Philosophy Colloquium: Horacio Spector

Rethinking Justifications

When

3 to 5 p.m., Sept. 20, 2019

Where

In this paper I discuss the nature of moral and legal justifications to harm and kill (for instance, in self-defense, lesser-evil justifications, or just wars).  I reject a negative account of justifications (based on the absence of moral reasons), and hold that justifications entail positive permissions in that they are based on the existence of reasons.  The feature model of justifications, which regards them as reasons for action, leads to a permission paradox: why does the justification not entail the duty to perform the justified act (target alternative)?  (Similarly, the fact that supererogatory acts are morally praiseworthy originates the paradox of supererogation.)  Nonetheless, by considering justifications as double disablers and second-personal reasons, rather than as first-order first-personal moral reasons, it is possible to dispel the paradox.   This is a straightforward strategy to explain away the paradoxical character of justifications.   I contend that the strategy is unsuccessful.   Like duties, justifications have a dual mode of operation: under factual and normative certainty, they operate in the deontic mode, by disabling constraints and defeating accountability-based reasons.

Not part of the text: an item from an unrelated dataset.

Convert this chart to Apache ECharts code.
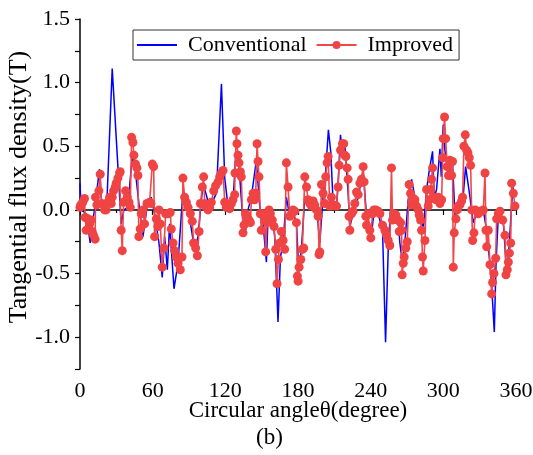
<!DOCTYPE html>
<html>
<head>
<meta charset="utf-8">
<script src="https://cdn.jsdelivr.net/npm/echarts@6/dist/echarts.min.js"></script>
<style>
  html, body { margin: 0; padding: 0; background: #fff; }
  #graph { width: 533px; height: 455px; }
</style>
</head>
<body>
<div id="graph"></div>
<script>
// angle (degree), tangential flux density (T)
var conventional = [
    [0, 0.21], [1, 0], [5.1, -0.03], [8.4, -0.26], [10.1, -0.11], [12, 0], [16.1, 0.32], [17.5, 0.10],
    [18.9, 0.02], [22.2, 0.06], [26.6, 1.11], [31.3, 0.34], [34, -0.11], [36.2, 0], [39.5, 0.02],
    [43.1, 0.42], [45.1, 0.36], [49.2, 0], [52, -0.21], [55.3, 0.02], [58.8, 0.10], [61.6, -0.03],
    [65.2, -0.26], [67.9, -0.53], [69.9, -0.21], [72.1, -0.47], [74, -0.11], [77.6, -0.62],
    [80.9, -0.42], [85, 0.15], [89.2, 0.02], [94.7, -0.32], [97.4, -0.21], [101.6, 0.21],
    [107.1, 0.02], [112.6, 0.13], [116.8, 0.99], [119.5, 0.25], [122.2, 0.03], [126.3, 0.05],
    [128.5, 0.42], [130.5, 0.45], [134.6, -0.10], [136.8, -0.16], [138.7, 0], [141.5, 0.10],
    [145.6, 0.39], [148.4, 0.03], [151.1, -0.10], [153.9, -0.41], [155.3, -0.05], [158, 0],
    [160.8, -0.21], [163.5, -0.88], [165.5, -0.37], [167.7, -0.26], [170.4, 0.10], [173.2, -0.05],
    [175.9, -0.03], [178.7, -0.10], [180.6, -0.47], [182.8, -0.31], [185.6, 0.10], [189.7, 0.08],
    [195.2, 0.03], [198, -0.26], [200.7, 0.10], [202.9, 0.31], [205.1, 0.63], [207.1, 0.45],
    [209, 0.05], [211.8, 0.03], [213.1, 0.21], [215.1, 0.59], [216.7, 0.42], [218.6, 0.52],
    [221.4, 0.13], [222.8, -0.13], [225.5, -0.03], [229.7, 0.10], [233.8, 0.31], [236.6, -0.05],
    [240.1, -0.24], [242.6, -0.03], [246.2, -0.03], [249.8, -0.16], [252.3, -1.04], [254.5, -0.31],
    [256.4, 0], [258, -0.05], [262.7, -0.07], [264.1, -0.26], [266.3, -0.42], [268.2, -0.26],
    [271, 0.08], [273.8, 0.24], [276.5, 0.10], [280.6, 0], [283.4, -0.16], [286.2, 0.16],
    [288.4, 0.31], [291.1, 0.46], [292.5, 0.10], [294.4, 0.16], [297.2, 0.48], [298.3, 0.26],
    [299.9, 0.67], [301.3, 0.47], [304, 0.26], [307.6, 0.37], [309.6, -0.05], [312.3, 0.03],
    [316.5, 0.12], [318.4, 0.34], [322, 0.10], [324.7, -0.10], [327.5, -0.03], [333, 0],
    [335.2, -0.13], [338.5, -0.42], [340.4, -0.68], [342.1, -0.96], [343.5, -0.42], [345.4, -0.04],
    [349.6, -0.10], [352.4, -0.52], [354.5, -0.26], [357.3, 0.18], [359.7, 0.10]
];

var improved = [
    [0, 0.02], [0.6, 0.04], [2.3, 0.06], [3.7, 0.09], [4.3, -0.06], [5.1, -0.16], [6.5, -0.07],
    [7.9, -0.11], [9.2, -0.08], [10.1, -0.17], [11.2, -0.20], [12.5, -0.23], [12.8, 0.10],
    [13.9, 0.04], [15.6, 0.15], [16.7, 0.28], [17.8, 0.05], [20.3, 0], [21.6, 0], [23, 0.06],
    [24.4, 0.10], [25.8, 0.05], [26.6, 0.10], [27.7, 0.15], [29.1, 0.18], [29.9, 0.21], [31.3, 0.25],
    [32.7, 0.29], [33.2, 0.30], [34, -0.16], [34.9, -0.32], [36, 0.06], [37.6, 0.15], [39, 0.10],
    [40.4, 0.06], [41.5, 0.02], [42.6, 0.57], [43.7, 0.53], [44.5, 0.43], [45.9, 0.36], [47, 0.33],
    [47.8, 0.27], [48.6, -0.21], [49.7, -0.15], [50.6, -0.03], [52, 0], [53.3, -0.11], [55.3, 0.05],
    [57.5, 0.06], [58.6, 0.05], [59.7, 0.36], [60.8, 0.34], [61.6, -0.21], [63, -0.07], [64.3, -0.13],
    [65.2, 0], [66.3, -0.11], [67.9, -0.45], [69.3, -0.30], [70.7, -0.03], [72.6, -0.03],
    [74.5, -0.02], [75.4, -0.15], [76.8, -0.26], [78.1, -0.32], [79.5, -0.37], [80.9, -0.42],
    [82.8, -0.47], [84.2, -0.37], [85, 0.25], [86.4, 0.10], [87.8, 0.06], [89.2, 0.02], [91.1, -0.03],
    [92.7, -0.09], [93.8, -0.26], [95.5, -0.30], [96.9, -0.36], [98.3, -0.17], [99.4, 0.05],
    [101, 0.18], [102.1, 0.26], [103, 0.05], [104.3, 0.02], [105.7, 0], [107.1, 0.02], [108.4, 0.06],
    [110.4, 0.15], [112, 0.19], [114, 0.22], [115.3, 0.26], [116.7, 0.29], [118.1, 0.31],
    [119.5, 0.06], [120.8, 0.02], [122.2, 0.03], [123.6, 0.01], [125, 0.05], [126.3, 0.08],
    [127.7, 0.12], [128, 0.29], [129.1, 0.62], [129.6, 0.52], [130.5, 0.43], [131.3, 0.37],
    [132.4, 0.30], [133.2, 0.26], [134.6, -0.18], [135.4, -0.12], [136.8, -0.03], [137.9, -0.05],
    [139.6, -0.08], [140.7, -0.10], [141.5, 0.08], [142.9, 0.13], [144.2, 0.08], [145.1, 0.13],
    [146.2, 0.52], [147, 0.38], [147.8, 0.26], [148.9, -0.03], [149.7, -0.16], [151.1, -0.03],
    [152.5, -0.05], [153.3, -0.33], [154.4, -0.10], [156.1, 0], [157.2, -0.03], [158.8, -0.08],
    [160.2, -0.13], [161.6, -0.31], [162.7, -0.58], [163.8, -0.39], [164.9, -0.26], [166.3, -0.17],
    [167.7, -0.24], [169, -0.31], [170.4, 0.37], [171.8, 0.18], [173.2, -0.05], [174.6, -0.03],
    [175.9, 0], [177.3, -0.01], [178.7, -0.10], [179.5, -0.52], [180.1, -0.56], [180.9, -0.45],
    [182.3, -0.39], [183.6, -0.31], [184.8, -0.30], [185.6, 0.26], [187, 0.18], [188.3, 0.08],
    [189.7, 0.05], [191.1, 0.03], [192.5, 0.07], [193.8, 0.04], [195.2, 0], [196.6, -0.05],
    [197.4, -0.35], [198, -0.33], [199.4, 0.20], [200.7, 0.13], [202.1, 0.05], [202.9, 0.26],
    [204, 0.37], [204.9, 0.42], [206.2, 0.03], [207.6, 0.10], [209, 0.04], [210.4, 0.03],
    [211.8, 0.03], [213.1, 0.18], [214, 0.35], [215.1, 0.47], [216.7, 0.52], [217.8, 0.52],
    [218.6, 0.43], [219.5, 0.42], [220.6, 0.33], [221.4, 0.24], [222.2, -0.05], [222.8, -0.16],
    [224.2, -0.03], [225.5, -0.01], [226.9, 0.05], [228.3, 0.14], [229.7, 0.12], [231.1, 0.21],
    [232.4, 0.24], [233.8, 0.34], [234.6, 0.22], [236, -0.05], [236.6, -0.12], [237.9, -0.03],
    [239.3, -0.16], [240.1, -0.22], [241.5, -0.03], [242.6, 0], [244.3, 0], [246.2, -0.01],
    [247.6, -0.03], [249.8, -0.12], [251.7, -0.16], [253.1, -0.20], [254.5, -0.24], [255.8, -0.28],
    [257.2, 0.33], [258, -0.08], [259.1, -0.03], [260.8, -0.04], [262.7, -0.08], [263.6, -0.17],
    [264.7, -0.10], [265.5, -0.16], [266, -0.51], [266.9, -0.42], [267.7, -0.37], [269.1, -0.30],
    [270.2, -0.25], [271.8, 0.20], [272.9, 0.13], [273.8, 0.04], [275.1, 0.09], [276.5, 0.08],
    [277.9, 0.03], [279.3, 0], [280.1, -0.04], [281.2, -0.08], [282, -0.16], [282.8, -0.37],
    [283.4, -0.48], [284.8, -0.24], [286.2, 0.16], [287.5, 0.03], [288.4, 0.08], [289.5, 0.16],
    [290.3, 0.24], [291.1, 0.33], [292.2, 0.10], [293.9, 0.08], [295.8, 0.10], [297.2, 0.05],
    [298.6, 0.08], [299.4, 0.41], [299.9, 0.56], [301, 0.73], [301.9, 0.56], [303.2, 0.34],
    [304.3, 0.27], [305.4, 0.39], [306.8, 0.27], [307.6, 0.38], [308.2, -0.45], [309, -0.18],
    [310.4, -0.07], [311.5, 0], [312.3, 0.03], [313.7, 0.04], [315.1, 0.07], [315.9, 0.10],
    [317, 0.50], [318.1, 0.59], [319.2, 0.47], [320.3, 0.45], [321.4, 0.41], [322.5, 0.35],
    [323.4, 0], [324.2, -0.24], [325.3, -0.18], [326.4, 0], [327.5, -0.01], [328.9, -0.03],
    [330.2, -0.01], [331.6, -0.01], [333, 0], [334.4, 0.29], [335.2, -0.16], [335.8, -0.29],
    [337.1, -0.16], [338.5, -0.43], [339.9, -0.66], [340.7, -0.57], [341.8, -0.50], [343.2, -0.38],
    [344, -0.07], [345.4, -0.03], [346.8, -0.01], [349, -0.08], [350.9, -0.20], [351.7, -0.51],
    [352.8, -0.47], [353.7, -0.41], [354.5, -0.34], [355.6, -0.26], [356.4, 0.21], [357.8, 0.13],
    [359.2, 0.03]
];

var serifFont = 'Liberation Serif';

var chart = echarts.init(document.getElementById('graph'), null, { renderer: 'canvas' });

var option = {
    animation: false,
    backgroundColor: '#fff',
    title: {
        text: '(b)',
        left: 256,
        top: 426,
        padding: 0,
        textStyle: { fontFamily: serifFont, fontSize: 23, fontWeight: 'normal', color: '#000' }
    },
    legend: {
        data: [
            { name: 'Conventional', itemStyle: { opacity: 0 } },
            { name: 'Improved' }
        ],
        left: 133,
        top: 30,
        padding: [4, 6, 4, 3],
        itemGap: 9,
        itemWidth: 40,
        itemHeight: 10,
        borderColor: '#333',
        borderWidth: 1,
        textStyle: { fontFamily: serifFont, fontSize: 22, color: '#000', padding: [0, 0, 0, 6] }
    },
    grid: { left: 80, right: 17, top: 19, bottom: 86, containLabel: false, outerBoundsMode: 'none' },
    xAxis: {
        type: 'value',
        min: 0,
        max: 360,
        interval: 60,
        name: 'Circular angleθ(degree)',
        nameLocation: 'middle',
        nameGap: 30,
        nameMoveOverlap: false,
        nameTextStyle: { fontFamily: serifFont, fontSize: 23, color: '#000' },
        axisLine: { lineStyle: { color: '#000', width: 1.5 } },
        axisTick: { length: 5, lineStyle: { color: '#000', width: 1.2 } },
        minorTick: { show: true, splitNumber: 2, length: 3, lineStyle: { color: '#000', width: 1.2 } },
        axisLabel: { fontFamily: serifFont, fontSize: 22, color: '#000', margin: 11 },
        splitLine: { show: false }
    },
    yAxis: {
        type: 'value',
        min: -1.25,
        max: 1.5,
        interval: 0.25,
        name: 'Tangential flux density(T)',
        nameLocation: 'middle',
        nameGap: 48,
        nameMoveOverlap: false,
        nameTextStyle: { fontFamily: serifFont, fontSize: 26, color: '#000', padding: [0, 0, 0, 14] },
        axisLine: { show: true, lineStyle: { color: '#000', width: 1.5 } },
        axisTick: { show: true, length: 5, lineStyle: { color: '#000', width: 1.2 } },
        axisLabel: {
            fontFamily: serifFont,
            fontSize: 22,
            color: '#000',
            margin: 10,
            formatter: function (v) {
                return Math.abs(v * 2 - Math.round(v * 2)) < 1e-6 ? v.toFixed(1) : '';
            }
        },
        splitLine: { show: false }
    },
    series: [{
        name: 'Conventional',
        type: 'line',
        data: conventional,
        symbol: 'none',
        lineStyle: { color: '#0000ff', width: 1.5 },
        itemStyle: { color: '#0000ff' },
        z: 2
    }, {
        name: 'Improved',
        type: 'line',
        data: improved,
        symbol: 'circle',
        symbolSize: 9,
        showAllSymbol: true,
        lineStyle: { color: '#f04848', width: 1.6 },
        itemStyle: { color: '#f04444' },
        z: 3
    }]
};

chart.setOption(option);
</script>
</body>
</html>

However, under uncertainty, rules cannot be just followed.  Acting in conformity with them requires exercise of moral judgement, and therefore we must treat rules as standards.   In such scenarios, an agent cannot follow a rule but only respond to it in the balancing mode, that is, by weighing the various background considerations.  Therefore, under factual or normative uncertainty justifications are scalar, and their strength depends on the underlying value-based reasons.  Naturally, the paradox of permission reappears.  If the act is justified under uncertainty, the value-based reasons underlying the justification are strong enough to disable the constraint.  But then how can these reasons not generate the duty to perform the target alternative?